2006年7月6日(木)「しんぶん赤旗」

主張

北朝鮮ミサイル発射

無法行為やめ、国際ルール守れ


 日本政府は五日、北朝鮮が同日未明からあいついで弾道ミサイルあるいは何らかの飛翔(ひしょう)体を発射したと発表しました。うち一発は長距離の「テポドン2号」とみられるとしています。

 世界各国が北朝鮮のミサイル発射に懸念を表明しているなかで、北朝鮮が発射に踏み切ったことは、国際ルールと国際的取り決めを踏みにじり、北東アジアの平和と安定を脅かすものです。

事前通告もなしに

 公海に達するミサイルやロケットの発射を、事前通告なしに行うことは、航空機や船舶に危険を及ぼすものであり、国際ルールに違反する行為です。北朝鮮も加わっている国際民間航空条約や国際海事機関条約を無視する行為そのものです。

 日本共産党の志位和夫委員長はただちに記者会見し、「国際ルールと国際的取り決めを無視した、北朝鮮によるミサイル発射に厳しく抗議」し、「北朝鮮が、こうした無法な行為をただちに中止し、国際ルールと『日朝平壌宣言』を順守することを、強くもとめ」ました。

 日本共産党は、北朝鮮が「テポドン2号」の発射準備をしているという動きにたいして、「北朝鮮は、世界の平和にとっても、自国の安全にとっても、害を及ぼすだけのミサイル発射準備をやめるべき」(「しんぶん赤旗」六月二十五日付主張)だと厳しく要求してきました。

 北朝鮮は日本との間で確認した「日朝平壌宣言」(二〇〇二年)で「ミサイル発射のモラトリアムを二〇〇三年以降も更に延長していく意向を表明」しています。それに先立つ「米朝共同コミュニケ」(二〇〇〇年)では「すべての長距離ミサイルを発射しないことを米側に通報」しています。ミサイル発射は、こうした国際的取り決めに違反するものです。

 北朝鮮は一九九八年に「テポドン1号」を発射し、厳しい国際的非難を受けたことがあります。
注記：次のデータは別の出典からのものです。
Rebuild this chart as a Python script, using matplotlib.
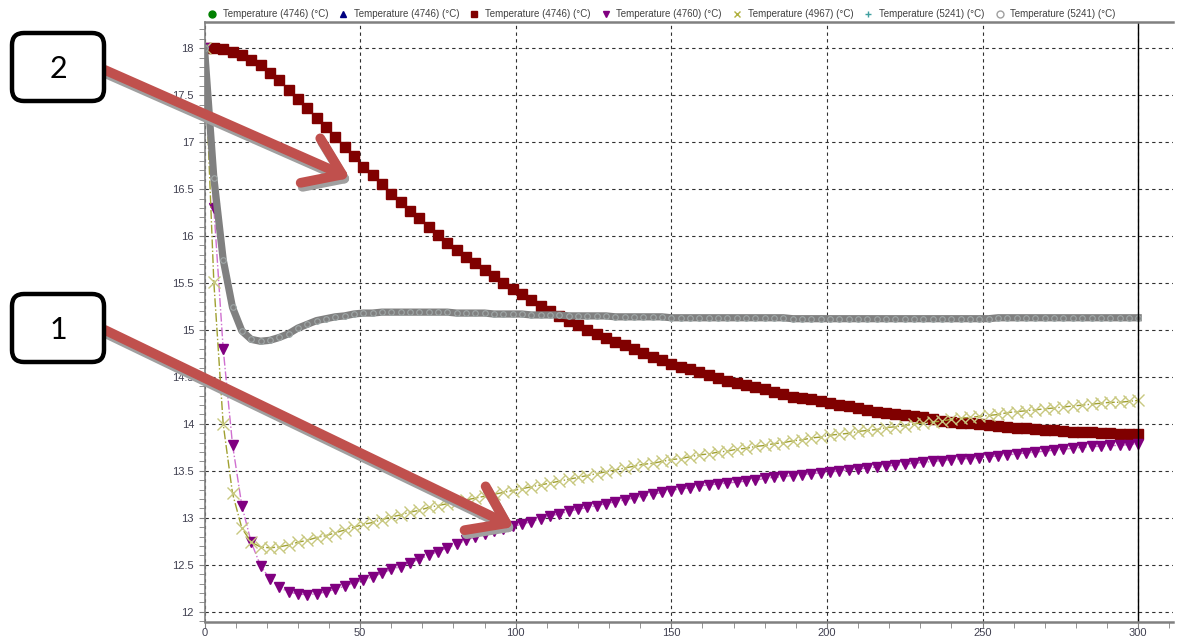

その後の一連の国際的取り決めに照らせば、今回の発射が、この時以上の国際的な批判を免れないのは明らかです。

 北朝鮮のミサイル発射という事態に対し、各国があいついで憂慮と抗議、批判を表明しています。国連安保理も協議開始を決めました。

 日本共産党がかねてから指摘してきたように、北朝鮮が国際社会の責任ある一員となるためには、「国際的無法行為を清算し、国際ルールを守る立場を確立することが、不可欠の条件」(志位委員長談話)です。

国際社会が一致して

 北朝鮮のミサイル発射に対して、日本政府は経済制裁を発動するとともに、国連安保理での対処をはたらきかけることを決めました。

 志位委員長は記者会見で、経済制裁について「国際ルールを北朝鮮に守らせるため、経済制裁を含む適切な措置をとることはありうることだ」とのべました。

 また、国連安保理での対処をはたらきかけるとした政府の対応について、「北朝鮮の行為は国際ルールの違反行為であり、安保理で協議を行うことは当然だ」とのべるとともに、「安保理協議の際に大事なことは、北朝鮮に国際ルールを守れと国際社会が一致してはたらきかけること、とりわけ六カ国協議の場で外交的解決をするという方向を国際的に確認していくことが大切だ」と強調しました。

 北朝鮮の無法なミサイル発射に対し、国際社会の一致した対応が求められています。